Skating shouldn't, and won't, ever be removed from the Olympics. It's an amazingly difficult sport and the most popular of the Winter Olympics. Maybe ice dance should be removed until they can prove that it is judged properly, but other than that, skating results usually make sense (even if the scores don't).

You are completely right that certain judging practices should be changed or corrected. Perhaps Patrick Ibens' interview can be sent to someone in a position of power in the skating/USOC world? I really have no idea how to reach out to the people who could be capable of making change, but maybe others will.

Ice Charades said...

"Judge the Judges" should be the mantra - and Aaron, you could be the guy to rally the troops.

Thanks for a great post!

Anonymous said...

Figure skating should only be judged by judges that are not from any country that sent figure skaters to competitions (be it Worlds or Olympics). Meaning it should most likely be judged by judges from Brazil, Algeria, etc. That way you don't have the "I must give high scores to my own country". There is least amount of bias since they have nothing to gain or loose.

Anonymous said...

I am a high level judge in the US who has decided to stop judging for this very reason. The hypocrisy in judging skating is rampant and very disturbing, to say the least. In our training we are told to mark how we see each skater regardless of fame or rank, and that there is no "range" ("corridor") in the IJS system. However, upon giving skaters the marks they actually earned in my view, I have been criticized for failing to "understand the system", and told that I would not be promoted further. I am very sad for the sport I love, and that I have decided I can no longer be part of it.

Anonymous said...

I think what Patrick means by only 10% of the judges are honest is that they all have something to defend! Don't forget a judge only can judge if they have a skater participating so... every judge "has something". Of course there's a big difference between defending your own skater and making deals with other judges and federations like the french judge did at the 2002 Olympics but both have a certain degree of dishonesty!

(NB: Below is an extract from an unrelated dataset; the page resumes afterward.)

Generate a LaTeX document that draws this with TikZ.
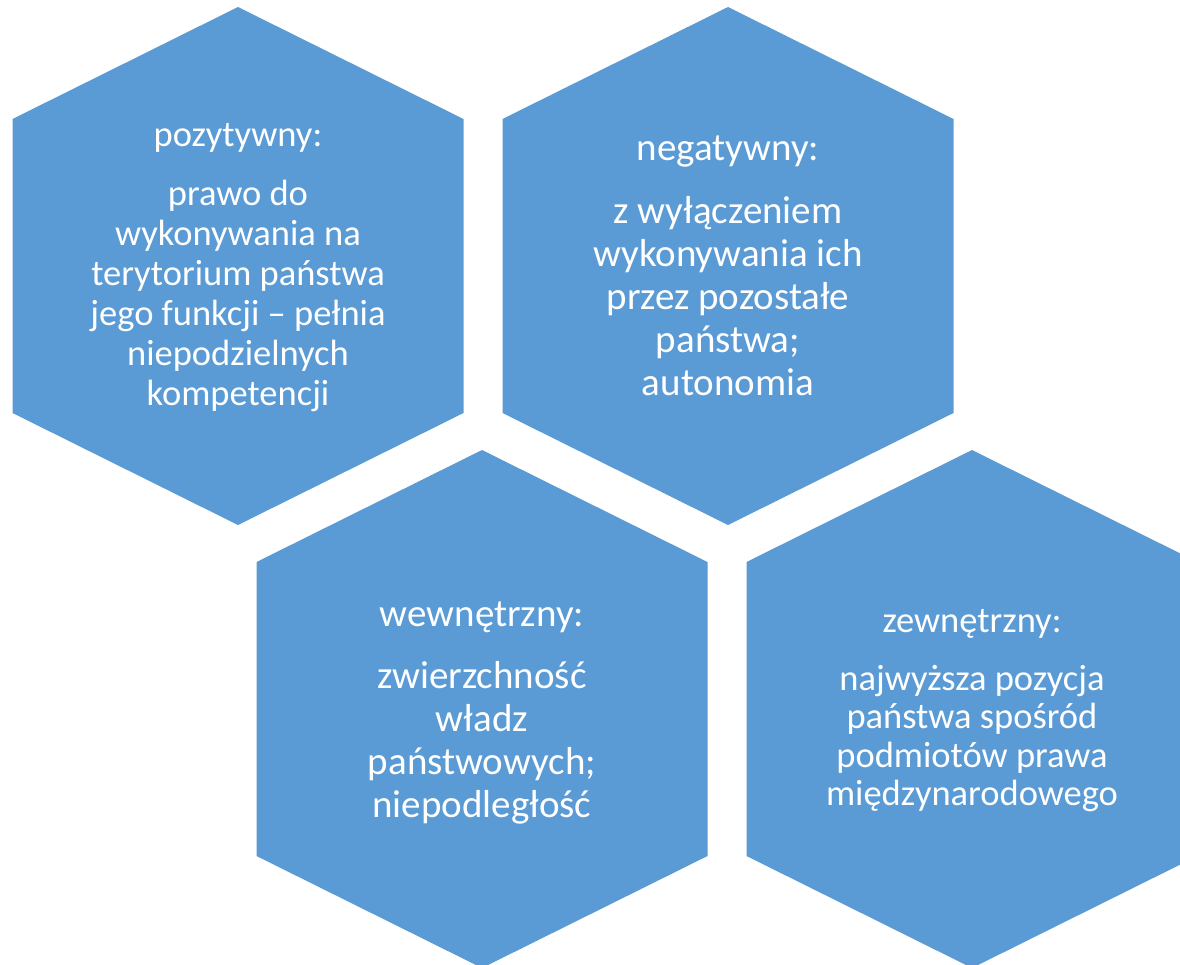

Don't take what he said about ice dance too seriously since he said "I'm a real judge! it's an inside joke in figure skating". As far as I know the judges (singles & pairs) and the ice dance judges are in two different camps and they always joke about each other. However, when you see some of the ice dance results (Top 5) one starts wondering about how they come to the same result over and over and over again...

To Kortney, Good luck with your judging career and hopefully you can stay neutral and also unbiased when you judge the Canadian skaters at international competitions! Let's wait and see!